──────── Excerpted records ────────
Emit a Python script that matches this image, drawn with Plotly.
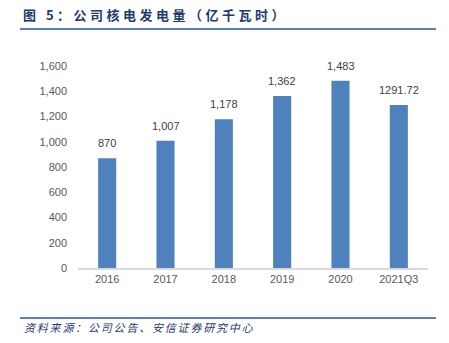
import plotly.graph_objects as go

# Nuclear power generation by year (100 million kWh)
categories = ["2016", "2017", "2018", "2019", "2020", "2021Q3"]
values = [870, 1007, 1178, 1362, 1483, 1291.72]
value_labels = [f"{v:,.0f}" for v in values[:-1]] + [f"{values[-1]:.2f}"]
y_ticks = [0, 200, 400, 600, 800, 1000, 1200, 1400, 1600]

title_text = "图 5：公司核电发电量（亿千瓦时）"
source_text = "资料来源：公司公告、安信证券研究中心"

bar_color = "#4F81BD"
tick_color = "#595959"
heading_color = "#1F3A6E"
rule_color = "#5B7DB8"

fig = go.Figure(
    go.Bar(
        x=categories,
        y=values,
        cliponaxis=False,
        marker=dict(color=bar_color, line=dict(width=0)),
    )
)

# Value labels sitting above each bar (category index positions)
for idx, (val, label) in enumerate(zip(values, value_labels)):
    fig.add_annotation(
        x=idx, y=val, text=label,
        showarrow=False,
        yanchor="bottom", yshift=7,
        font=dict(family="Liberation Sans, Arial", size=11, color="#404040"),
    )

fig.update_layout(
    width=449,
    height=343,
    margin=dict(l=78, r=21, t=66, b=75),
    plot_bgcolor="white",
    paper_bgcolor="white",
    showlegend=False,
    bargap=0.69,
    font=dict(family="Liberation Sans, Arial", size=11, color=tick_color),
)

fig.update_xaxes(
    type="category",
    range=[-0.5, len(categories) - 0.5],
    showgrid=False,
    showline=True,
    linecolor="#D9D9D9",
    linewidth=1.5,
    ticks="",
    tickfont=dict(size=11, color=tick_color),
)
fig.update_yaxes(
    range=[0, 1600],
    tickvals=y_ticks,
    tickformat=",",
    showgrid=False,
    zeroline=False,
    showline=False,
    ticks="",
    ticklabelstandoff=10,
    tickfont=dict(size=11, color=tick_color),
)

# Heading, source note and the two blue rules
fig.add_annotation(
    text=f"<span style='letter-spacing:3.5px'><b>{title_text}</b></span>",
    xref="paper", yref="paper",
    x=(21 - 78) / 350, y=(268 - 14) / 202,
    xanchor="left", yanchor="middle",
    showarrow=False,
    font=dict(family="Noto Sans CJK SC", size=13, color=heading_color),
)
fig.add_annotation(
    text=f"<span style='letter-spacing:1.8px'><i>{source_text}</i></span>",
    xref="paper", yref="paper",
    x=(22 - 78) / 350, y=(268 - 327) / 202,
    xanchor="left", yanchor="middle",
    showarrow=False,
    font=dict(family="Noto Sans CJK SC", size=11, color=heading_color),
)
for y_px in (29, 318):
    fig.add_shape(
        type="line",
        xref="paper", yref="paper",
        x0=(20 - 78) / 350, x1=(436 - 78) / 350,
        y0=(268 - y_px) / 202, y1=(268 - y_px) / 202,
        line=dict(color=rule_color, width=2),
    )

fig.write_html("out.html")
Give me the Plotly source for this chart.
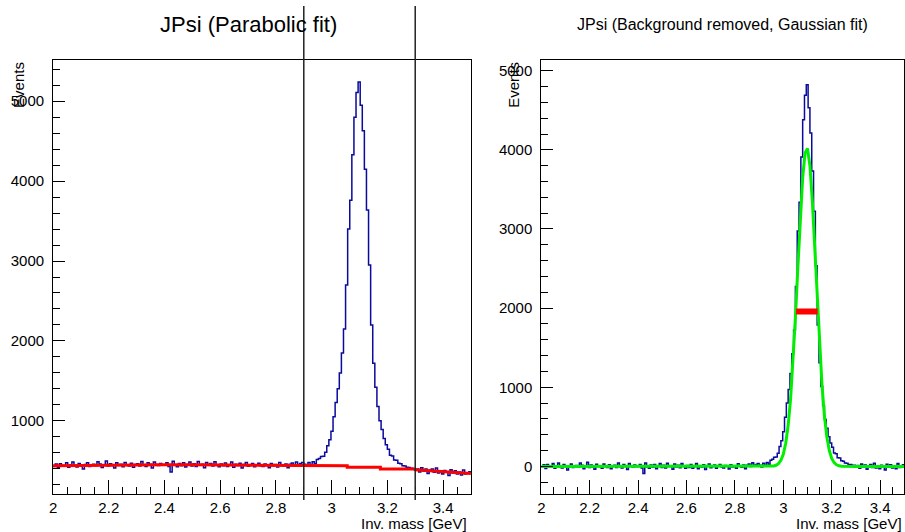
────────
--- Aim of the task ---
Print out the whole of the material word for word, without pictures.

--- Task solution ---
Emit a Python script that matches this image, drawn with Plotly.
import plotly.graph_objects as go

# Nuclear power generation by year (100 million kWh)
categories = ["2016", "2017", "2018", "2019", "2020", "2021Q3"]
values = [870, 1007, 1178, 1362, 1483, 1291.72]
value_labels = [f"{v:,.0f}" for v in values[:-1]] + [f"{values[-1]:.2f}"]
y_ticks = [0, 200, 400, 600, 800, 1000, 1200, 1400, 1600]

title_text = "图 5：公司核电发电量（亿千瓦时）"
source_text = "资料来源：公司公告、安信证券研究中心"

bar_color = "#4F81BD"
tick_color = "#595959"
heading_color = "#1F3A6E"
rule_color = "#5B7DB8"

fig = go.Figure(
    go.Bar(
        x=categories,
        y=values,
        cliponaxis=False,
        marker=dict(color=bar_color, line=dict(width=0)),
    )
)

# Value labels sitting above each bar (category index positions)
for idx, (val, label) in enumerate(zip(values, value_labels)):
    fig.add_annotation(
        x=idx, y=val, text=label,
        showarrow=False,
        yanchor="bottom", yshift=7,
        font=dict(family="Liberation Sans, Arial", size=11, color="#404040"),
    )

fig.update_layout(
    width=449,
    height=343,
    margin=dict(l=78, r=21, t=66, b=75),
    plot_bgcolor="white",
    paper_bgcolor="white",
    showlegend=False,
    bargap=0.69,
    font=dict(family="Liberation Sans, Arial", size=11, color=tick_color),
)

fig.update_xaxes(
    type="category",
    range=[-0.5, len(categories) - 0.5],
    showgrid=False,
    showline=True,
    linecolor="#D9D9D9",
    linewidth=1.5,
    ticks="",
    tickfont=dict(size=11, color=tick_color),
)
fig.update_yaxes(
    range=[0, 1600],
    tickvals=y_ticks,
    tickformat=",",
    showgrid=False,
    zeroline=False,
    showline=False,
    ticks="",
    ticklabelstandoff=10,
    tickfont=dict(size=11, color=tick_color),
)

# Heading, source note and the two blue rules
fig.add_annotation(
    text=f"<span style='letter-spacing:3.5px'><b>{title_text}</b></span>",
    xref="paper", yref="paper",
    x=(21 - 78) / 350, y=(268 - 14) / 202,
    xanchor="left", yanchor="middle",
    showarrow=False,
    font=dict(family="Noto Sans CJK SC", size=13, color=heading_color),
)
fig.add_annotation(
    text=f"<span style='letter-spacing:1.8px'><i>{source_text}</i></span>",
    xref="paper", yref="paper",
    x=(22 - 78) / 350, y=(268 - 327) / 202,
    xanchor="left", yanchor="middle",
    showarrow=False,
    font=dict(family="Noto Sans CJK SC", size=11, color=heading_color),
)
for y_px in (29, 318):
    fig.add_shape(
        type="line",
        xref="paper", yref="paper",
        x0=(20 - 78) / 350, x1=(436 - 78) / 350,
        y0=(268 - y_px) / 202, y1=(268 - y_px) / 202,
        line=dict(color=rule_color, width=2),
    )

fig.write_html("out.html")
Give me the Plotly source for this chart.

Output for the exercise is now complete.